At the Oct. 18 hearing Citigroup’s witnesses confided that its due diligence on Associates had all been done over the Labor Day weekend, and that they wouldn’t know what to “fix” at the company until after they acquired it.

The next battles loom at the Nevada, Texas, and Tennessee insurance departments. In each state Citigroup has had its local counsel oppose Inner City’s requests to participate in hearings. Citi has even developed a boilerplate indictment, a two-page presentation called “Inner City’s Agenda.”

The name-calling obscures the fact that Citigroup has the burden of proving that the acquisition will serve the public interest.

The states’ insurance holding company laws are based on a model statute put out by the National Association of Insurance Commissioners. But there’s little consistency in the way the states implement this law.
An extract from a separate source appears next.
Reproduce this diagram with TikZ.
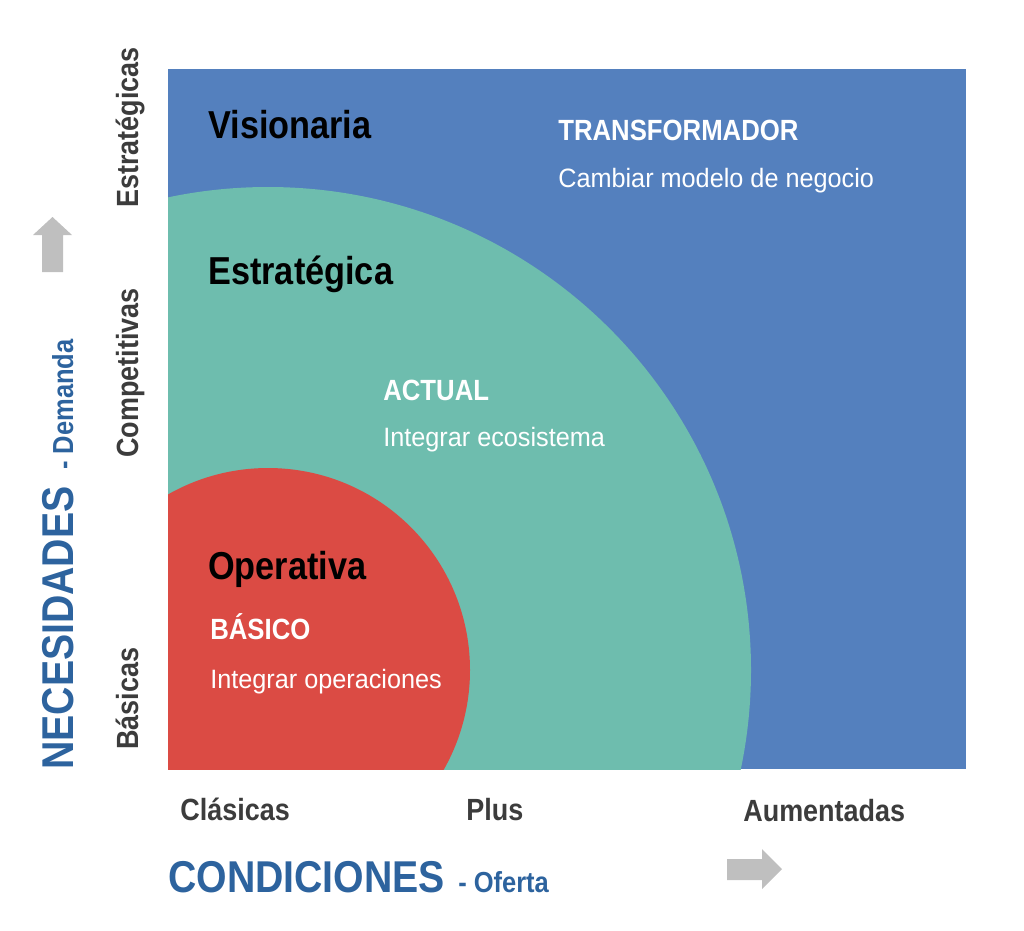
\documentclass[tikz,border=0pt]{standalone}
\usepackage{fontspec}
\setmainfont{Liberation Sans}[FakeStretch=0.95,BoldFeatures={FakeStretch=0.88}]
\usepackage{tikz}

\definecolor{zoneblue}{HTML}{5480BE}
\definecolor{zonegreen}{HTML}{6EBDAE}
\definecolor{zonered}{HTML}{DB4B44}
\definecolor{titleblue}{HTML}{2D639E}
\definecolor{axisgray}{HTML}{3C3C3C}
\definecolor{arrowgray}{HTML}{BFBFBF}

\begin{document}
\begin{tikzpicture}[x=0.025cm,y=-0.025cm,
  every node/.style={inner sep=0pt,anchor=base west},
  level/.style={font=\fontsize{27.7}{30}\selectfont\bfseries,text=black},
  phase/.style={font=\fontsize{20.8}{24}\selectfont\bfseries,text=white},
  goal/.style={font=\fontsize{18.9}{22}\selectfont,text=white},
  scalelabel/.style={font=\fontsize{21.8}{25}\selectfont\bfseries,text=axisgray},
  axistitle/.style={font=\fontsize{31.7}{36}\selectfont\bfseries,text=titleblue},
  axissub/.style={font=\fontsize{20.6}{24}\selectfont\bfseries,text=titleblue},]

  \useasboundingbox (0,0) rectangle (1024,930);

  % zones
  \fill[zoneblue] (168,69) rectangle (966,769);
  \begin{scope}
    \clip (168,69) rectangle (966,769);
    \fill[zonegreen] (268,670) circle[radius=483];
    \fill[zonered] (268,670) circle[radius=202];
  \end{scope}

  % transformador
  \node[level] (visionaria) at (208,138) {Visionaria};
  \node[phase] (transformador) at (558,140) {TRANSFORMADOR};
  \node[goal] (cambiar) at (558,187) {Cambiar modelo de negocio};

  % actual
  \node[level] (estrategica) at (208,284) {Estratégica};
  \node[phase] (actual) at (383,400) {ACTUAL};
  \node[goal] (ecosistema) at (383,446) {Integrar ecosistema};

  % basico
  \node[level] (operativa) at (208,579) {Operativa};
  \node[phase] (basico) at (210,639) {BÁSICO};
  \node[goal] (operaciones) at (210,688) {Integrar operaciones};

  % necesidades
  \node[scalelabel,rotate=90] (estrategicas) at (138,208) {Estratégicas};
  \node[scalelabel,rotate=90] (competitivas) at (138,458) {Competitivas};
  \node[scalelabel,rotate=90] (basicas) at (138,750) {Básicas};
  \node[axistitle,rotate=90] (necesidades) at (73,770) {NECESIDADES};
  \node[axissub,rotate=90] (demanda) at (73,470) {- Demanda};
  \fill[arrowgray] (42,272) -- (42,235) -- (33,235) -- (52.5,217)
    -- (72,235) -- (63,235) -- (63,272) -- cycle;

  % condiciones
  \node[scalelabel] (clasicas) at (180,820) {Clásicas};
  \node[scalelabel] (plus) at (466,820) {Plus};
  \node[scalelabel] (aumentadas) at (743,821) {Aumentadas};
  \node[axistitle] (condiciones) at (168,892) {CONDICIONES};
  \node[axissub] (oferta) at (458,892) {- Oferta};
  \fill[arrowgray] (727,859) -- (762,859) -- (762,849) -- (782,869)
    -- (762,889) -- (762,880) -- (727,880) -- cycle;

\end{tikzpicture}
\end{document}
Minnesota, for example, has a regulation saying that hearings are not mandatory. We’ve been told by Minnesota regulators that they only hold hearings when they “intend” to deny an application. The public’s views, and evidence, apparently play no role in their process.

Under exactly the same statutory language, Inner City was found to have standing in Missouri but not in Indiana.

The Indiana Insurance Department, nevertheless, ordered Citigroup to answer some of Inner City’s written questions. But Citigroup objected to the questions, and got its objections upheld, in a hearing in Indianapolis that neither Inner City nor any other member of the public was allowed to participate in as a party.

The Delaware Insurance Department claims that all portions of Citigroup’s application to acquire Associates’ Delaware-domiciled insurer are confidential until after they hold their hearing. What, then, could people testify about?

From all of this, it now appears that “functional regulation” may just be a code-word for “rubber-stamp.”

The OCC and the FDIC, while granting a brief two-week extension of their comment periods, have refused to schedule a public meeting on the deal, despite receiving 150 comments opposing it.

The New York Banking Department has decided to hold a hearing today, but has jurisdiction only over Citigroup’s and Associates’ practices in that state — yet another twist on functional regulation.

Three days before the hearing Citigroup released a copy of a letter it has sent to its regulators, committing to certain reforms: pilot programs in Maryland, New York, Illinois, Missouri, and Virginia, creating a new monthly premium credit life insurance product (while still offering financed, “single-premium” insurance, which is rolled into the loan), maintaining prepayment penalties and mandatory arbitration clauses, and lowering fees on brokered loans from 10% to 8% (still higher than most other subprime lenders).

Only in this light can we understand the comment of Citigroup’s chief administrative officer, at the Nov. 7 press conference, that Citigroup is and will be doing “well beyond what anyone is doing.”

In the one pro-CRA provision of Gramm-Leach-Bliley, a financial holding company that owns a bank with a less-than-satisfactory CRA rating is supposed to lose its new powers under the act. Yet the Fed, which fought to expand its turf in the deregulation bill, is nowhere to be seen as the largest bank acquires one of the most troubled subprime lenders.

The law’s “regulatory streamlining,” in this case, threatens to turn a recapitalized predatory lender loose in our low-income communities. The law should be revised.

Mr. Lee is executive director of the Inner City Public Interest Law Center.